1798 feud boils over in US House of Representatives
By The Associated Press
Today is Thursday, Feb. 15, the 46th day of 2018. There are 319 days left in the year.
Today’s Highlight in History:
On Feb. 15, 1798, a feud between two members of the U.S. House of Representatives meeting in Philadelphia boiled over as Roger Griswold of Connecticut used a cane to attack Vermont’s Matthew Lyon, who defended himself with a set of tongs. Griswold was enraged over the House’s refusal to expel Lyon for spitting tobacco juice in his face two weeks earlier.
After the two men were separated, a motion to expel them both was defeated.
On this date:
In 1564, Italian astronomer Galileo Galilei was born in Pisa.
In 1764, the site of present-day St. Louis was established by Pierre Laclede and Auguste Chouteau.
In 1898, the U.S. battleship Maine mysteriously blew up in Havana Harbor, killing more than 260 crew members and bringing the United States closer to war with Spain.

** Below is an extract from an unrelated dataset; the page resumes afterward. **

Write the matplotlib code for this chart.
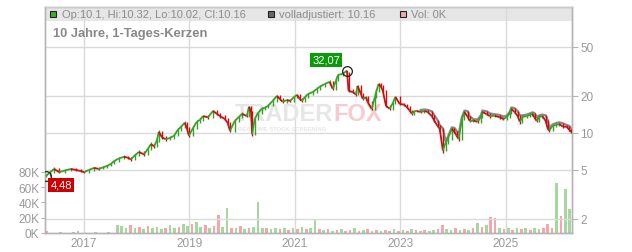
import matplotlib
matplotlib.use("Agg")
import matplotlib.pyplot as plt
import numpy as np
from matplotlib.collections import LineCollection
from matplotlib.patches import Rectangle

plt.rcParams['font.family'] = ['Liberation Sans', 'DejaVu Sans']

# ---------------- data ----------------
dates = [2016.28, 2016.36, 2016.43, 2016.53, 2016.64, 2016.75, 2016.85, 2016.94, 2017.00, 2017.09,
         2017.19, 2017.28, 2017.36, 2017.44, 2017.51, 2017.57, 2017.66, 2017.76, 2017.83, 2017.89,
         2017.97, 2018.04, 2018.14, 2018.21, 2018.27, 2018.33, 2018.38, 2018.42, 2018.48, 2018.55,
         2018.63, 2018.71, 2018.78, 2018.84, 2018.91, 2018.95, 2018.99, 2019.07, 2019.14, 2019.20,
         2019.26, 2019.35, 2019.45, 2019.52, 2019.58, 2019.67, 2019.73, 2019.77, 2019.86, 2019.94,
         2020.00, 2020.09, 2020.13, 2020.17, 2020.19, 2020.24, 2020.30, 2020.37, 2020.43, 2020.49,
         2020.58, 2020.66, 2020.72, 2020.77, 2020.85, 2020.91, 2020.98, 2021.04, 2021.09, 2021.13,
         2021.19, 2021.25, 2021.34, 2021.42, 2021.47, 2021.57, 2021.66, 2021.72, 2021.78, 2021.82,
         2021.91, 2021.99, 2022.02, 2022.10, 2022.16, 2022.19, 2022.25, 2022.29, 2022.35, 2022.38,
         2022.46, 2022.52, 2022.55, 2022.59, 2022.63, 2022.67, 2022.73, 2022.80, 2022.86, 2022.91,
         2022.99, 2023.07, 2023.12, 2023.18, 2023.22, 2023.27, 2023.31, 2023.39, 2023.46, 2023.52,
         2023.60, 2023.65, 2023.71, 2023.75, 2023.81, 2023.86, 2023.90, 2023.98, 2024.03, 2024.07,
         2024.11, 2024.17, 2024.22, 2024.28, 2024.32, 2024.39, 2024.47, 2024.53, 2024.56, 2024.64,
         2024.70, 2024.79, 2024.89, 2024.96, 2025.02, 2025.08, 2025.11, 2025.17, 2025.23, 2025.27,
         2025.32, 2025.40, 2025.46, 2025.51, 2025.55, 2025.59, 2025.64, 2025.70, 2025.76, 2025.80,
         2025.83, 2025.89, 2025.95, 2026.02, 2026.08, 2026.16, 2026.21, 2026.25]

closes = [4.48, 4.8, 5.1, 4.8, 4.95, 5.1, 5.0, 4.9, 4.8, 5.0,
          5.2, 5.1, 5.25, 5.4, 5.6, 5.9, 6.2, 6.4, 6.3, 6.1,
          6.6, 7.0, 6.7, 7.4, 8.1, 7.8, 8.6, 10.2, 9.2, 8.9,
          9.1, 9.5, 10.6, 11.2, 12.1, 11.0, 9.5, 11.0, 12.3, 12.8,
          13.7, 13.4, 15.1, 14.3, 13.7, 13.0, 12.0, 10.4, 12.5, 13.5,
          14.3, 13.7, 16.3, 14.8, 9.8, 13.0, 14.5, 15.7, 16.0, 16.6,
          18.2, 20.0, 18.8, 17.9, 18.5, 18.2, 19.5, 20.4, 19.0, 18.2,
          19.5, 20.7, 21.5, 22.8, 23.7, 25.0, 26.0, 22.8, 26.5, 29.6,
          30.2, 32.07, 22.0, 21.5, 20.5, 24.1, 21.0, 18.9, 19.5, 17.9,
          15.7, 19.6, 22.0, 25.0, 24.0, 22.0, 16.6, 15.7, 17.5, 19.6,
          17.2, 17.0, 16.3, 15.2, 14.3, 15.0, 15.1, 14.8, 15.1, 14.8,
          13.7, 12.5, 11.4, 10.8, 7.2, 8.3, 8.9, 10.8, 10.2, 9.5,
          8.9, 13.0, 14.8, 13.5, 12.5, 12.6, 12.3, 13.5, 14.8, 14.2,
          13.7, 13.8, 13.4, 13.0, 13.4, 14.5, 15.7, 14.8, 13.7, 12.3,
          13.5, 13.7, 14.0, 14.3, 13.3, 12.5, 13.5, 13.7, 12.5, 10.8,
          10.5, 11.4, 11.6, 11.8, 11.3, 11.2, 10.6, 10.16]

highs = [4.6, 4.95, 5.25, 5.15, 5.05, 5.2, 5.15, 5.05, 4.95, 5.1,
         5.3, 5.25, 5.35, 5.5, 5.75, 6.05, 6.35, 6.6, 6.55, 6.4,
         6.75, 7.2, 7.1, 7.6, 8.4, 8.2, 8.9, 10.5, 10.4, 9.4,
         9.4, 9.8, 10.9, 11.6, 12.5, 12.3, 11.2, 11.3, 12.7, 13.2,
         14.1, 14.0, 15.5, 15.3, 14.6, 14.0, 13.3, 12.2, 12.9, 13.9,
         14.7, 14.6, 16.7, 16.5, 15.0, 13.4, 14.9, 16.1, 16.5, 17.1,
         18.7, 20.5, 20.2, 19.1, 18.9, 18.9, 20.0, 20.9, 20.6, 19.3,
         20.0, 21.2, 22.0, 23.4, 24.3, 25.6, 26.7, 26.3, 27.2, 30.3,
         31.0, 32.07, 31.5, 22.6, 22.0, 24.7, 24.4, 21.3, 20.0, 19.8,
         18.1, 20.1, 22.6, 25.6, 25.4, 24.3, 22.3, 16.9, 17.9, 20.1,
         19.9, 17.6, 17.3, 16.5, 15.4, 15.4, 15.5, 15.4, 15.5, 15.4,
         15.0, 13.9, 12.7, 11.6, 10.9, 8.6, 9.2, 11.1, 11.0, 10.4,
         9.7, 13.4, 15.2, 15.0, 13.7, 12.9, 12.9, 13.9, 15.2, 15.0,
         14.4, 14.2, 14.0, 13.6, 13.8, 14.9, 16.1, 15.9, 15.0, 13.9,
         13.9, 14.1, 14.4, 14.7, 14.5, 13.5, 13.9, 14.1, 13.9, 12.7,
         11.0, 11.7, 12.0, 12.2, 12.0, 11.6, 11.4, 10.8]

lows = [4.4, 4.45, 4.75, 4.7, 4.75, 4.9, 4.9, 4.8, 4.7, 4.75,
        4.95, 5.0, 5.05, 5.2, 5.35, 5.55, 5.85, 6.1, 6.15, 5.95,
        6.0, 6.5, 6.5, 6.6, 7.3, 7.5, 7.7, 8.5, 9.0, 8.6,
        8.7, 9.0, 9.4, 10.4, 11.0, 10.7, 9.2, 9.4, 10.8, 12.0,
        12.6, 13.0, 13.2, 14.0, 13.3, 12.7, 11.7, 10.1, 10.2, 12.3,
        13.3, 13.4, 13.5, 14.4, 9.5, 9.7, 12.8, 14.3, 15.4, 15.8,
        16.4, 18.0, 18.4, 17.5, 17.6, 17.8, 18.0, 19.2, 18.6, 17.8,
        18.0, 19.3, 20.4, 21.2, 22.5, 23.4, 24.7, 22.3, 22.5, 26.2,
        29.2, 29.8, 21.5, 21.0, 20.0, 20.2, 20.6, 18.4, 18.5, 17.5,
        15.3, 15.5, 19.3, 21.7, 23.5, 21.5, 16.2, 15.3, 15.5, 17.3,
        16.9, 16.6, 15.9, 14.9, 14.0, 14.1, 14.7, 14.5, 14.6, 14.5,
        13.4, 12.2, 11.1, 10.5, 6.9, 7.1, 8.1, 8.7, 9.9, 9.2,
        8.6, 8.8, 12.8, 13.2, 12.2, 12.2, 12.0, 12.1, 13.3, 13.9,
        13.3, 13.4, 13.1, 12.7, 12.8, 13.2, 14.3, 14.5, 13.4, 11.8,
        12.1, 13.3, 13.5, 13.8, 13.0, 12.2, 12.3, 13.3, 12.2, 10.5,
        10.2, 10.3, 11.2, 11.4, 11.0, 10.9, 10.4, 10.02]

# monthly volume in thousands, Apr 2016 .. Mar 2026
vol_start = 2016.30
vol_k = [2, 0.5, 0, 1, 0.5, 0, 1, 2, 0.5, 0, 0.5, 1.5, 0.5, 0, 1, 0.5,
         11, 9, 7, 10, 6, 8, 5, 9, 6, 8, 5, 7,
         10, 6, 8, 12, 9, 12, 14, 8, 10, 7, 9, 23,
         8, 33, 7, 6, 9, 5, 6, 8, 41, 7, 6, 5,
         6, 5, 7, 4, 6, 5, 8, 5, 6, 17, 5, 4,
         5, 3, 4, 5, 3, 4, 6, 3, 4, 5, 3, 4,
         3, 4, 3, 5, 3, 4, 3, 5, 4, 3, 4, 3,
         4, 5, 11, 5, 4, 6, 4, 5, 4, 6, 13, 8,
         10, 21, 20, 6, 5, 7, 4, 6, 5, 7, 4, 6,
         5, 7, 12, 6, 65, 22, 58, 32]
vol_dir = ("rrgrgrrgggrgrggr" "gggrgrgrgggr" "ggrggrggrgrr" "ggrgrgrgggrg"
           "grgrgrgrggrg" "rgrgrrgrgrgr" "grrgrgrgrgrg" "grrggrgrgrgr"
           "grrgrgrgrgrg" "grrrgrgg")

year_ticks = [2017, 2019, 2021, 2023, 2025]
price_ticks = [2, 5, 10, 20, 50]
vol_ticks = [0, 20, 40, 60, 80]

legend_ohlc = "Op:10.1, Hi:10.32, Lo:10.02, Cl:10.16"
legend_adj = "volladjustiert: 10.16"
legend_vol = "Vol: 0K"
title = "10 Jahre, 1-Tages-Kerzen"
hi_label, lo_label = "32,07", "4,48"

# ---------------- styling ----------------
GREEN = '#3aa02a'
RED = '#c81010'
GRID = '#dadada'
TXT = '#999999'
SPINE = '#b4b4b4'

fig = plt.figure(figsize=(6.32, 2.53), dpi=100)
fig.patch.set_facecolor('white')
W, H = 632, 253
vax = fig.add_axes([45 / W, 19 / H, 527 / W, 226 / H])
pax = vax.twinx()

x0, x1 = 2016.26, 2026.26
vax.set_xlim(x0, x1)
vax.set_ylim(0, 296)

# header band
vax.add_patch(Rectangle((0, 0.936), 1, 0.064, transform=vax.transAxes,
                        fc='#e6e6e6', ec='none', zorder=0.1))

# vertical grid
for yt in year_ticks:
    vax.axvline(yt, color=GRID, lw=1, zorder=0.3)

# volume bars
vx = vol_start + np.arange(len(vol_k)) / 12.0
vcols = ['#a6d89e' if c == 'g' else '#f2a6ae' for c in vol_dir]
vax.bar(vx, vol_k, width=0.05, color=vcols, linewidth=0, zorder=1)

vax.set_yticks(vol_ticks)
vax.set_yticklabels([f"{v}K" for v in vol_ticks])
vax.set_xticks(year_ticks)
vax.set_xticklabels([str(y) for y in year_ticks])
vax.tick_params(axis='y', labelsize=8.5, labelcolor=TXT, color=SPINE, length=3, pad=1)
vax.tick_params(axis='x', labelsize=8.5, labelcolor=TXT, length=0, pad=3)

# price axis
pax.set_yscale('log')
pax.set_ylim(1.538, 105.5)
pax.set_xlim(x0, x1)
for pt in price_ticks:
    pax.axhline(pt, color=GRID, lw=1, zorder=0.3)
pax.set_yticks(price_ticks)
pax.set_yticklabels([str(p) for p in price_ticks])
pax.yaxis.set_minor_locator(matplotlib.ticker.NullLocator())
pax.tick_params(axis='y', labelsize=8.5, labelcolor=TXT, color=SPINE, length=4, pad=2)

for a in (vax, pax):
    for s in a.spines.values():
        s.set_color(SPINE)
        s.set_linewidth(1)
pax.spines['top'].set_color('#cccccc')

# watermark
pax.text(0.547, 0.53, "TRADER", transform=pax.transAxes, ha='right', va='center',
         fontsize=17, fontweight='bold', color='#e6e6e6', zorder=1)
pax.text(0.547, 0.53, "FOX", transform=pax.transAxes, ha='left', va='center',
         fontsize=17, fontweight='bold', color='#f8cccc', zorder=1)
pax.text(0.45, 0.462, "REALTIME STOCK SCREENING", transform=pax.transAxes, ha='center',
         va='center', fontsize=4.2, fontweight='bold', color='#e6e6e6', zorder=1)

# adjusted (gray) line for recent years
adj_idx = [i for i, d in enumerate(dates) if d >= 2023.35]
pax.plot([dates[i] for i in adj_idx], [highs[i] for i in adj_idx],
         color='#8a8a8a', lw=1.6, zorder=2)

# candles: wick (high-low) + connection between closes, coloured by direction
segs, cols, wicks, wcols = [], [], [], []
for i in range(len(dates)):
    up = i == 0 or closes[i] >= closes[i - 1]
    c = GREEN if up else RED
    if i > 0:
        segs.append([(dates[i - 1], closes[i - 1]), (dates[i], closes[i])])
        cols.append(c)
    wicks.append([(dates[i], lows[i]), (dates[i], highs[i])])
    wcols.append(c)
pax.add_collection(LineCollection(wicks, colors=wcols, linewidths=1.0, zorder=3))
pax.add_collection(LineCollection(segs, colors=cols, linewidths=1.3, zorder=3))

# high / low markers
ihi = int(np.argmax(closes))
ilo = int(np.argmin(closes[:20]))
pax.plot([dates[ihi]], [closes[ihi]], 'o', mfc='none', mec='#222222', ms=7, mew=0.9, zorder=5)
pax.plot([dates[ilo]], [closes[ilo]], 'o', mfc='none', mec='#222222', ms=7, mew=0.9, zorder=5)
pax.annotate(hi_label, (dates[ihi], closes[ihi]), xytext=(-21, 11), textcoords='offset pixels',
             ha='center', va='center', fontsize=8, color='white', zorder=6,
             bbox=dict(boxstyle='square,pad=0.18', fc='#0a9a0a', ec='none'))
pax.annotate(lo_label, (dates[ilo], closes[ilo]), xytext=(15, -9), textcoords='offset pixels',
             ha='center', va='center', fontsize=8, color='white', zorder=6,
             bbox=dict(boxstyle='square,pad=0.18', fc='#cc0000', ec='none'))

# header legend
def square(xpx, fc):
    pax.add_patch(Rectangle(((xpx - 45) / 527, (234 - 18.5) / 226), 6 / 527, 6 / 226,
                            transform=pax.transAxes, fc=fc, ec='#222222', lw=0.8,
                            zorder=7, clip_on=False))

square(50, '#44aa33')
pax.text((62 - 45) / 527, (234 - 15) / 226, legend_ohlc, transform=pax.transAxes,
         ha='left', va='center', fontsize=8, color='#8c8c8c', zorder=7)
square(268, '#666666')
pax.text((279 - 45) / 527, (234 - 15) / 226, legend_adj, transform=pax.transAxes,
         ha='left', va='center', fontsize=8, color='#8c8c8c', zorder=7)
square(400, '#f0a8b0')
pax.text((411 - 45) / 527, (234 - 15) / 226, legend_vol, transform=pax.transAxes,
         ha='left', va='center', fontsize=8, color='#8c8c8c', zorder=7)
pax.text((53 - 45) / 527, (234 - 34) / 226, title, transform=pax.transAxes,
         ha='left', va='center', fontsize=9.3, fontweight='bold', color='#888888', zorder=7)

fig.savefig('out.png', dpi=100, facecolor='white')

In 1933, President-elect Franklin D. Roosevelt escaped an assassination attempt in Miami that mortally wounded Chicago Mayor Anton J. Cermak; gunman Giuseppe Zangara was executed more than four weeks later.
In 1942, the British colony Singapore surrendered to Japanese forces during World War II.
In 1952, a funeral was held at Windsor Castle for Britain’s King George VI, who had died nine days earlier.
In 1953, Tenley Albright, 17, became the first American woman to win the world figure skating championship, which was held in Davos, Switzerland.
In 1961, 73 people, including an 18-member U.S. figure skating team en route to the World Championships in Czechoslovakia, were killed in the crash of a Sabena Airlines Boeing 707 in Belgium.
In 1971, Britain and Ireland “decimalised” their currencies, making one pound equal to 100 new pence instead of 240 pence.
In 1989, the Soviet Union announced that the last of its troops had left Afghanistan, after more than nine years of military intervention.
In 1992, a Milwaukee jury found that Jeffrey Dahmer was sane when he killed and mutilated 15 men and boys. The decision meant that Dahmer, who had already pleaded guilty to the murders, would receive a mandatory life sentence for each count; Dahmer was beaten to death in prison in 1994.
In 2002, a private funeral was held at Windsor Castle for Britain’s Princess Margaret, who had died six days earlier at age 71.